The Supreme Court erred in its recent “same-sex” marriage decisions. It failed to consider principles that are more fundamental, namely: the “right of association” and the “right to define the particular conduct of associates.”
For instance, heterosexual couples, many milieus ago, defined their unique relationship as “the union of one man and one woman” and named it “marriage.” All cultures maintained this definition sacrosanct since time immemorial.
Persons in other forms of relationships adopted different names: partners, civil unions, Apaches, Masons, Elks, Mormons. No one ever thought of forming a new association (legal, cultural, commercial, religious, tribal or otherwise) and usurping another association’s name; they would adopt a new name – unique to it – and trust that no other organization would usurp its name.

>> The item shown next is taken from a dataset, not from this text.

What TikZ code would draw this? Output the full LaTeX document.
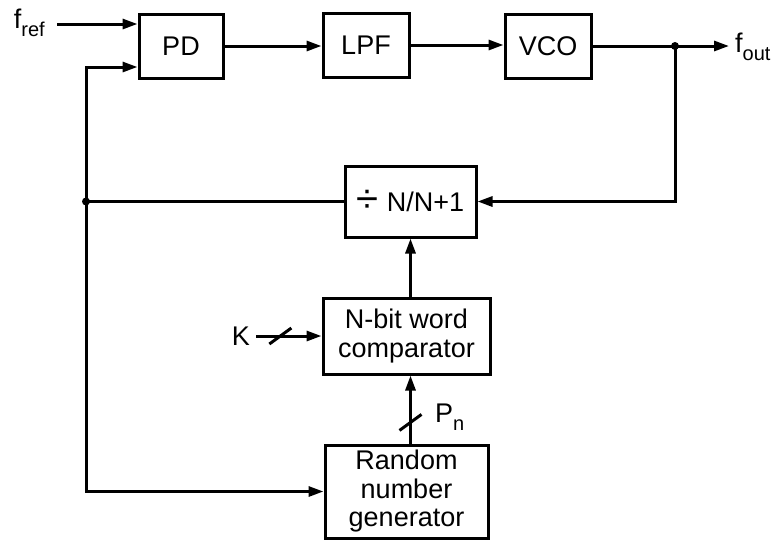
\documentclass[tikz,border=0pt]{standalone}
\usepackage{fontspec}
\setmainfont{Liberation Sans}
\usetikzlibrary{arrows.meta, calc, positioning}

\newcommand{\lowsub}[1]{\raisebox{-0.32em}{\fontsize{20}{20}\selectfont #1}}

\begin{document}
\begin{tikzpicture}[
  font=\fontsize{27}{28.5}\selectfont,
  block/.style={rectangle, draw, line width=3pt, align=center, inner sep=2pt},
  flow/.style={-{Triangle[length=15pt, width=10pt]}, line width=3pt},
  wire/.style={line width=3pt},
  lbl/.style={inner xsep=6pt, inner ysep=0pt},
  x=1pt, y=-1pt,
]
\useasboundingbox (0,0) rectangle (773,539);

\node[block, minimum width=84pt, minimum height=64pt] at (181,46) (pd)  {PD};
\node[block, minimum width=86pt, minimum height=64pt] at (366,45) (lpf) {LPF};
\node[block, minimum width=86pt, minimum height=64pt] at (548,46) (vco) {VCO};

\node[block, minimum width=131pt, minimum height=71pt] at (410.5,201.5) (div)
  {\raisebox{-0.05em}{\fontsize{40}{40}\selectfont ÷}\hspace{0.3em}N/N+1};
\node[block, minimum width=167pt, minimum height=76pt] at (406.5,336) (cmp) {N-bit word\\comparator};
\node[block, minimum width=163pt, minimum height=93pt] at (406.5,491.5) (rng) {Random\\number\\generator};

\node[lbl, inner xsep=12pt, anchor=base east] at (57,28) (fref) {f\lowsub{ref}};
\node[lbl, anchor=base west] at (729,52) (fout) {f\lowsub{out}};
\node[lbl] at (241,336) (k) {K};
\node[lbl, anchor=base west] at (429,422) (pn) {P\lowsub{n}};

\coordinate (refin) at ($(pd.west)+(0,-22)$);
\coordinate (fbin)  at ($(pd.west)+(0,21)$);
\coordinate (tapr)  at (675,46);
\coordinate (tapl)  at (86,201.5);

% forward path
\draw[flow] (fref.east |- refin) -- (refin);
\draw[flow] (pd) -- (pd -| lpf.west);
\draw[flow] (lpf) -- (lpf -| vco.west);
\draw[flow] (vco) -- (vco -| fout.west);

% divider loop
\draw[flow] (tapr) |- (div.east);
\draw[wire] (div.west) -- (tapl);
\draw[flow] (tapl) |- (fbin);
\draw[flow] (tapl) |- (rng.west);
\fill (tapr) circle (4);
\fill (tapl) circle (4);

% modulus control
\draw[flow] (cmp.north -| div.south) -- (div.south);
\draw[flow] (rng.north -| div.south) -- (cmp.south -| div.south);
\draw[flow] (k.east) -- (cmp.west);
\draw[wire] ($(k.east)!0.37!(cmp.west)$) +(-11,8) -- +(11,-8);
\draw[wire] ($(rng.north -| div.south)!0.31!(cmp.south -| div.south)$) +(-11,8) -- +(11,-8);

\end{tikzpicture}
\end{document}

So why do homosexuals, singularly, want to usurp the unique name of “marriage” – or of “Boy Scouts” – when their objectives are diametrically different? Does any new group have a superior right to join another established group – and then dictate a different set of rules for membership and conduct? If so, we no longer enjoy our fundamental “right of association.”
Can a disparate person claim a constitutional right to join another family or association and then demand to change the rules of its membership? Imagine the disorder and resentment the Supreme Court is inviting when it permits one group to invade and usurp what another group has maintained sacrosanct for milieus without any harm to any other.
Should our Constitution protect only the usurpers?